**What you are asked to do**
Line by line, repeat the data below exactly, beginning at the first line and ending at the line with "pt_err = 0.25". Omit pictures.

**Given data**
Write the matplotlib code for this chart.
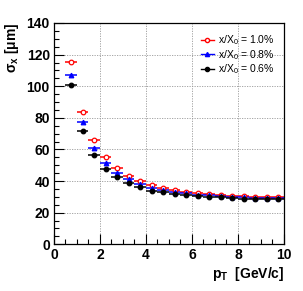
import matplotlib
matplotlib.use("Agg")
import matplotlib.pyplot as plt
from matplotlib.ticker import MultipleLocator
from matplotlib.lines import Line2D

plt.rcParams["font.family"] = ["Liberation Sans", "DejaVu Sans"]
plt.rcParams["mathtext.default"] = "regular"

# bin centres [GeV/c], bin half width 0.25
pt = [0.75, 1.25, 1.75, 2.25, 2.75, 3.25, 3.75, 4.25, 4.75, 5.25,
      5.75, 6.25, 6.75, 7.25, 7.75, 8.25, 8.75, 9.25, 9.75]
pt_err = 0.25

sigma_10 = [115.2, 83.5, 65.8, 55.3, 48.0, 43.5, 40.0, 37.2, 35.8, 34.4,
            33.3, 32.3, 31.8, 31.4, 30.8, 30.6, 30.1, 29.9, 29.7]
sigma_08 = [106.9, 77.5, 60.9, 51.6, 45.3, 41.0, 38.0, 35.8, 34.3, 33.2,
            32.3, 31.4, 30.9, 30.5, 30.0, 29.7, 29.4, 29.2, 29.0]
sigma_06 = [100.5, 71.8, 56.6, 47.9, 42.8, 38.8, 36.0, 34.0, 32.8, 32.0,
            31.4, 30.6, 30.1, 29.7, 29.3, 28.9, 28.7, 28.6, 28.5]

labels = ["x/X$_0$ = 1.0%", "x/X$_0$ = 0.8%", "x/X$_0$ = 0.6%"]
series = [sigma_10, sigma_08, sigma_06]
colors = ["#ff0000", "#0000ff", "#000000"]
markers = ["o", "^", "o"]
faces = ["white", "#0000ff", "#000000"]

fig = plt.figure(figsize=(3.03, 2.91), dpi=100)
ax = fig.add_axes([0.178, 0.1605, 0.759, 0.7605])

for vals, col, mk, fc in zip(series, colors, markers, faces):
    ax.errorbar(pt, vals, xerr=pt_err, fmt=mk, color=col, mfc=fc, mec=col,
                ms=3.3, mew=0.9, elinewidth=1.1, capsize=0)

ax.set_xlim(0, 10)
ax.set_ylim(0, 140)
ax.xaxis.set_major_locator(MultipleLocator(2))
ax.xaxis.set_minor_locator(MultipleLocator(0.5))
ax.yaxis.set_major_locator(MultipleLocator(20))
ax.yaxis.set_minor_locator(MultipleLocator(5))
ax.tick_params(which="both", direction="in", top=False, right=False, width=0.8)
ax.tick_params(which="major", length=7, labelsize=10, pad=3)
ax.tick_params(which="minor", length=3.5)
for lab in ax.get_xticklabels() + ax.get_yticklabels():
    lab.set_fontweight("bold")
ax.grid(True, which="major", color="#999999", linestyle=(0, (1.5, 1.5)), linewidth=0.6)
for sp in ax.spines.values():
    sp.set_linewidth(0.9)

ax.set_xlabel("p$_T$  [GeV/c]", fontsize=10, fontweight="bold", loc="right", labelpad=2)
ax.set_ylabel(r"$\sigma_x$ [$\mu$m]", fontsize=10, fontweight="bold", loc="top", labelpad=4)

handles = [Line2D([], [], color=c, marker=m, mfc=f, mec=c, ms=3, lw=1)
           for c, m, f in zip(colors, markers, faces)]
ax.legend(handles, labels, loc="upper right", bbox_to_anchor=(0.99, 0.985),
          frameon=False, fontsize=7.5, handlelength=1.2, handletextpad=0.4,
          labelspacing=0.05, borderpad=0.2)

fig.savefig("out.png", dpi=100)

**Response for this exercise**
Write the matplotlib code for this chart.
import matplotlib
matplotlib.use("Agg")
import matplotlib.pyplot as plt
from matplotlib.ticker import MultipleLocator
from matplotlib.lines import Line2D

plt.rcParams["font.family"] = ["Liberation Sans", "DejaVu Sans"]
plt.rcParams["mathtext.default"] = "regular"

# bin centres [GeV/c], bin half width 0.25
pt = [0.75, 1.25, 1.75, 2.25, 2.75, 3.25, 3.75, 4.25, 4.75, 5.25,
      5.75, 6.25, 6.75, 7.25, 7.75, 8.25, 8.75, 9.25, 9.75]
pt_err = 0.25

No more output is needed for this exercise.